There are a vast number of selling methodologies insurance agents use to promote sales. All are workable, to a point, but all also miss the mark because they depend on buzz words, gimmicks and short cuts.

However, time and again we encounter successful producers---urban, suburban and rural---who continue to grow regardless of the economic or insurance climate. These producers invariably follow the same guidelines, although every one of them feels that the guidelines are his or her personal secret.

Here are three timeless guidelines for producers who want to increase sales:

1. Keep in touch with your existing customers. Not by a single, systematic process, but according to their individual needs and desires. After all, you got to know them, didn't you? Keep up the relationship. Combine this relationship building with the simple process of asking for referrals (every year) to generate growth.

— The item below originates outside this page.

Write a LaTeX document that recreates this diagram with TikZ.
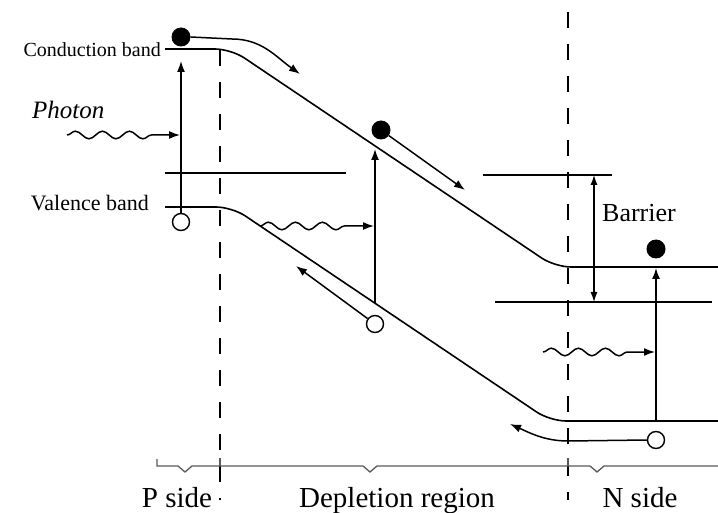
\documentclass[tikz,border=0pt]{standalone}
\usepackage{fontspec}
\setmainfont{Liberation Serif}
\usetikzlibrary{decorations.pathmorphing,arrows.meta}
\begin{document}
\begin{tikzpicture}[x=1pt,y=-1pt,
  band/.style={line width=1.6pt, rounded corners=16pt},
  lvl/.style={line width=1.4pt},
  arr/.style={line width=1.5pt,-{Latex[length=11pt,width=8pt]}},
  elec/.style={circle,fill=black,inner sep=0pt,minimum size=19pt},
  hole/.style={circle,draw=black,fill=white,line width=1.4pt,inner sep=0pt,minimum size=17pt},
  vdash/.style={line width=1.6pt,dash pattern=on 16pt off 16pt},
  brk/.style={line width=1.3pt,black!65},
  photon/.style={line width=1.5pt,decorate,decoration={snake,amplitude=3.8pt,segment length=27pt,post length=26pt},-{Latex[length=11pt,width=8pt]}},
  lab/.style={inner sep=0pt},
  big/.style={inner sep=0pt, font=\fontsize{29}{34}\selectfont}]
\useasboundingbox (0,0) rectangle (718,513);

% bands
\draw[band] (165,49) -- (231,49) -- (555,267) -- (718,267);
\draw[band] (165,207) -- (232,207) -- (550,421) -- (718,421);

% levels
\draw[lvl] (165,173) -- (346,173);
\draw[lvl] (483,175) -- (612,175);
\draw[lvl] (495,302) -- (712,302);

% dashed boundaries
\draw[vdash] (220,50) -- (220,500);
\draw[vdash] (568,12) -- (568,500);

% bottom bracket
\draw[brk] (157,459) -- (157,466) -- (178,466) -- (185,472) -- (192,466) -- (363,466) -- (370,472) -- (377,466)
  -- (590,466) -- (597,472) -- (604,466) -- (718,466);
\draw[brk] (220,458) -- (220,466);
\draw[brk] (568,458) -- (568,466);

% carriers
\node[elec] (e1) at (181,37) {};
\node[elec] (e2) at (381,130) {};
\node[elec] (e3) at (656,249) {};
\node[hole] (h1) at (181,222) {};
\node[hole] (h2) at (375,324) {};
\node[hole] (h3) at (656,440) {};

% excitation arrows
\coordinate (t1) at (181,61);
\coordinate (b2) at (375,303);
\coordinate (t2) at (375,149);
\coordinate (b3) at (656,421);
\coordinate (t3) at (656,268);
\draw[arr] (h1.north) -- (t1);
\draw[arr] (b2) -- (t2);
\draw[arr] (b3) -- (t3);

% barrier arrow
\coordinate (bt) at (594,175);
\coordinate (bb) at (594,302);
\draw[line width=1.1pt,{Latex[length=10pt,width=7pt]}-{Latex[length=10pt,width=7pt]}] (bt) -- (bb);

% photons
\coordinate (p1s) at (67,135);
\coordinate (p1e) at (180,135);
\coordinate (p2s) at (260,226);
\coordinate (p2e) at (374,226);
\coordinate (p3s) at (543,352);
\coordinate (p3e) at (655,352);
\draw[photon] (p1s) -- (p1e);
\draw[photon] (p2s) -- (p2e);
\draw[photon] (p3s) -- (p3e);

% drift arrows
\coordinate (d1) at (300,74);
\draw[arr] (e1.east) -- (232,39) .. controls (262,39) and (276,57) .. (d1);
\coordinate (d2) at (465,190);
\draw[arr] (e2) -- (d2);
\coordinate (d3) at (296,266);
\draw[arr] (h2) -- (d3);
\coordinate (d4) at (510,424);
\draw[arr] (h3.west) -- (568,441) .. controls (545,441) and (530,433) .. (d4);

% labels
\node[lab,anchor=base east,font=\fontsize{20}{24}\selectfont] (cb) at (161,57) {Conduction band};
\node[lab,anchor=base east,font=\fontsize{22}{26}\selectfont] (vb) at (149,211) {Valence band};
\node[lab,anchor=base west,font=\fontsize{25}{30}\selectfont\itshape] (ph) at (32,119) {Photon};
\node[lab,anchor=base west,font=\fontsize{26}{30}\selectfont] (bar) at (602,222) {Barrier};
\node[big,anchor=base] (ps) at (177,507) {P side};
\node[big,anchor=base] (dr) at (397,507) {Depletion region};
\node[big,anchor=base] (ns) at (640,507) {N side};
\end{tikzpicture}
\end{document}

2. Prospect, whether at a low or moderate level, continuously. This does not mean being a pest at parties. This means that you discipline yourself to identify five accounts every week that you do not know and would like to insure (assuming you have markets). Regardless of how successful and busy you are, continue to prospect.

3. Make your own telephone calls. I know this flies in the face of the recent telemarketing revolution, but successful salespeople either enjoy, don’t mind or learn to live with cold calling. Telemarketing works for commodity products in commodity industries. However sales made through telemarketing often lack the relationship building that cements you to a customer. So we continue to use telemarketing for products that don't need producer intervention. But we train the producers we encounter how to make calls and get through to decision makers at commercial accounts.

Think about it. If a telemarketer is lucky enough to get through to a commercial account’s decision maker, and if the decision maker expresses a need, the telemarketer is not capable of answering any questions or fulfilling the need aside from setting an appointment for a producer. And these decision makers are very busy. Even if they are interested in analyzing their insurance, many feel that they are of a stature that the agent should be the person who contacts them, not some telemarketer.